▶ [SUPPLIED MATERIAL]
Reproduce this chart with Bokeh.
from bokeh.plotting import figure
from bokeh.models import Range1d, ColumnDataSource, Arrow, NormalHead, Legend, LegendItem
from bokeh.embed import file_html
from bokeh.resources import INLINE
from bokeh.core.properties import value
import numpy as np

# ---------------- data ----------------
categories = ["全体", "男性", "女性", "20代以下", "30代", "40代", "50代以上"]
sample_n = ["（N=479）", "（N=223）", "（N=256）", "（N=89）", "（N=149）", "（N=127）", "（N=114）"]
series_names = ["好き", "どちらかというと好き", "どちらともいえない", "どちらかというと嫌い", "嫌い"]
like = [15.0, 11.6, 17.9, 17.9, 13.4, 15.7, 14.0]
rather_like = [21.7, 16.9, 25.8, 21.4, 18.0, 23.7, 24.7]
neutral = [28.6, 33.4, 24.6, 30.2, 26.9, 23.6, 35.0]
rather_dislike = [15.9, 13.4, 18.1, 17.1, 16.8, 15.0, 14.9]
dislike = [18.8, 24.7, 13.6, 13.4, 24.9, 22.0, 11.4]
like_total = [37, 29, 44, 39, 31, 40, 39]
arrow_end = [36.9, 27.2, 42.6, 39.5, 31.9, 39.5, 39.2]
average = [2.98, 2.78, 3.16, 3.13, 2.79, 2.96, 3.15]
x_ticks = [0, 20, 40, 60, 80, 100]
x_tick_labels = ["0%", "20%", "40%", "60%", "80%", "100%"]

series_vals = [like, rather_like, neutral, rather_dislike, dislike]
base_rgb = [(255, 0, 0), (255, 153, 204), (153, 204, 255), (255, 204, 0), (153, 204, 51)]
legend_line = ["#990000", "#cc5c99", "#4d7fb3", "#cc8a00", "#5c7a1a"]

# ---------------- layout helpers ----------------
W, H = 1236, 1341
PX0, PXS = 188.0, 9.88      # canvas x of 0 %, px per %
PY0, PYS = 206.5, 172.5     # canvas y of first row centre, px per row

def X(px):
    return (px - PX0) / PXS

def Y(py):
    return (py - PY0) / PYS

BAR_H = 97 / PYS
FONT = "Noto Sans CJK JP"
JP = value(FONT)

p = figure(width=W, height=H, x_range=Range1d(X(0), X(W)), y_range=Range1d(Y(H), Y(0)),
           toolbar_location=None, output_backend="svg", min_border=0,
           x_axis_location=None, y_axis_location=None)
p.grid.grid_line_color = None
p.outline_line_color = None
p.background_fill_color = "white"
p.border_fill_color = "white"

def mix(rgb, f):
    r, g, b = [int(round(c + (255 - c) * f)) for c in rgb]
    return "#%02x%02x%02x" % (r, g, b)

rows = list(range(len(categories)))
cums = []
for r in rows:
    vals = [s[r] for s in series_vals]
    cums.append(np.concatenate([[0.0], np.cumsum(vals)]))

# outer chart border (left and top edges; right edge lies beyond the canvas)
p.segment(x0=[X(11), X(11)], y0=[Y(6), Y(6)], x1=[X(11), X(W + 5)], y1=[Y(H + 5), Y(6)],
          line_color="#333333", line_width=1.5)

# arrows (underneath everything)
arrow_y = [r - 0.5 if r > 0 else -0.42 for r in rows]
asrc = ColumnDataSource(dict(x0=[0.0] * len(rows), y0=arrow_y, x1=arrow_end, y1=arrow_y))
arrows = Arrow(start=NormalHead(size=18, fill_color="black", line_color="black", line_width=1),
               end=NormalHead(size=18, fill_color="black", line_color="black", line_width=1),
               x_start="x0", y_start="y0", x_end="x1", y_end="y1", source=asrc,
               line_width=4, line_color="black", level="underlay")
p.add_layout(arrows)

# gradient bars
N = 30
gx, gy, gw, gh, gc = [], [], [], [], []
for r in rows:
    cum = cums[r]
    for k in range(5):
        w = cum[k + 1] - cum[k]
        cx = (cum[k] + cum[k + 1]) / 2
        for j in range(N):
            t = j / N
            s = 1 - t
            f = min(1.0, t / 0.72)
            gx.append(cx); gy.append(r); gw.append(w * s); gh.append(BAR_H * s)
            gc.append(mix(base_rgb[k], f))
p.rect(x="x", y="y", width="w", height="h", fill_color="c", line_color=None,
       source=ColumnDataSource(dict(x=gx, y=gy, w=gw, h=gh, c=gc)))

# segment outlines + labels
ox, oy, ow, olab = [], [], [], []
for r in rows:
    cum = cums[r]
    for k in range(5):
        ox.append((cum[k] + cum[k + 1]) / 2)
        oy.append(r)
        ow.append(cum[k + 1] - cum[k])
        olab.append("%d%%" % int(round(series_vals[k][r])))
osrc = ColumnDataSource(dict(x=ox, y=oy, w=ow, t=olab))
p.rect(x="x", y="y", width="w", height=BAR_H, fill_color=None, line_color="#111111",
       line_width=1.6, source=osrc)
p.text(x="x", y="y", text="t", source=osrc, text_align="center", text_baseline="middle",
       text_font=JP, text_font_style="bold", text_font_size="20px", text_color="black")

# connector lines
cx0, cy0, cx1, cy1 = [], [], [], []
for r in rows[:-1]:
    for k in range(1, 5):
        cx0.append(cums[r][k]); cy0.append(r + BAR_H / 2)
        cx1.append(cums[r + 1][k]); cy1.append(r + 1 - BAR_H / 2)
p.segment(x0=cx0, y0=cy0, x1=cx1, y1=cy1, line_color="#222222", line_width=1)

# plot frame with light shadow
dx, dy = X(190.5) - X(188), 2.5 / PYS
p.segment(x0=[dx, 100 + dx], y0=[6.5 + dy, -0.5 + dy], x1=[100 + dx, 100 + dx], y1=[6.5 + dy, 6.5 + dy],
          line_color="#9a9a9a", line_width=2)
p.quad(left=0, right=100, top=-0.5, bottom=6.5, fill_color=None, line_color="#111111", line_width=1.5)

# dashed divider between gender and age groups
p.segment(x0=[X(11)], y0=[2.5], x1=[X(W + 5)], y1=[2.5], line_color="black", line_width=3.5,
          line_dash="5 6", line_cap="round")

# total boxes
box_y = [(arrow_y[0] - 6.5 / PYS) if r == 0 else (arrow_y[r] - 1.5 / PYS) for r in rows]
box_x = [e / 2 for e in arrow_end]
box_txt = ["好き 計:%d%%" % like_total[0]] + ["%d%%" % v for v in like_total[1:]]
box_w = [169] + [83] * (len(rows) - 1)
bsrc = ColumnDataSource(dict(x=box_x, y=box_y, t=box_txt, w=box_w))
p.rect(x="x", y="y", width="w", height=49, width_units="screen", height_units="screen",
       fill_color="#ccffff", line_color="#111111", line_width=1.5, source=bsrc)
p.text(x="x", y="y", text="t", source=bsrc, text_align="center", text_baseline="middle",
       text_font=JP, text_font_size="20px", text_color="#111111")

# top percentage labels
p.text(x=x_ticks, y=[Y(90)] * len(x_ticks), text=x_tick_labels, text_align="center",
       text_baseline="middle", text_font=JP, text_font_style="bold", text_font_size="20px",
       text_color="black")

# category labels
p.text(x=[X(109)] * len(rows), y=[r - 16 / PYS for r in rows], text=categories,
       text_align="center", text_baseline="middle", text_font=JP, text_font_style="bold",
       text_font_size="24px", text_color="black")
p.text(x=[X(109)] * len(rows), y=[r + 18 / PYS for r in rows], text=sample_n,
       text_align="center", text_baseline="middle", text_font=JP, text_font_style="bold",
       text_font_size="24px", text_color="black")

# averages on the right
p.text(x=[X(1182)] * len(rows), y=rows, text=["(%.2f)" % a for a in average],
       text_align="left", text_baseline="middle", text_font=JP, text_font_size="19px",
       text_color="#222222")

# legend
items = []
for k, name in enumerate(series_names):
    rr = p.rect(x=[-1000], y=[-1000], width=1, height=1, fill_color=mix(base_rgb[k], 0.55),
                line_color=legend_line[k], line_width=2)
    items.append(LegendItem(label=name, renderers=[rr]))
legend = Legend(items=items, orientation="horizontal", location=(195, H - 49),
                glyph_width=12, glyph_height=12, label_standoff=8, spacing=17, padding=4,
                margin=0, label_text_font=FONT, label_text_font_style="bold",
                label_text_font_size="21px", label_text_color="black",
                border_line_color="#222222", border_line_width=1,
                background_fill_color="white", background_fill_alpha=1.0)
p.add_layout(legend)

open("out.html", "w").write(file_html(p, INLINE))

▶ [GIVEN REQUEST] Write out, unaltered, the lines from the opening of the listing through the line that includes "import numpy as np".

▶ [WRITTEN SOLUTION]
Reproduce this chart with Bokeh.
from bokeh.plotting import figure
from bokeh.models import Range1d, ColumnDataSource, Arrow, NormalHead, Legend, LegendItem
from bokeh.embed import file_html
from bokeh.resources import INLINE
from bokeh.core.properties import value
import numpy as np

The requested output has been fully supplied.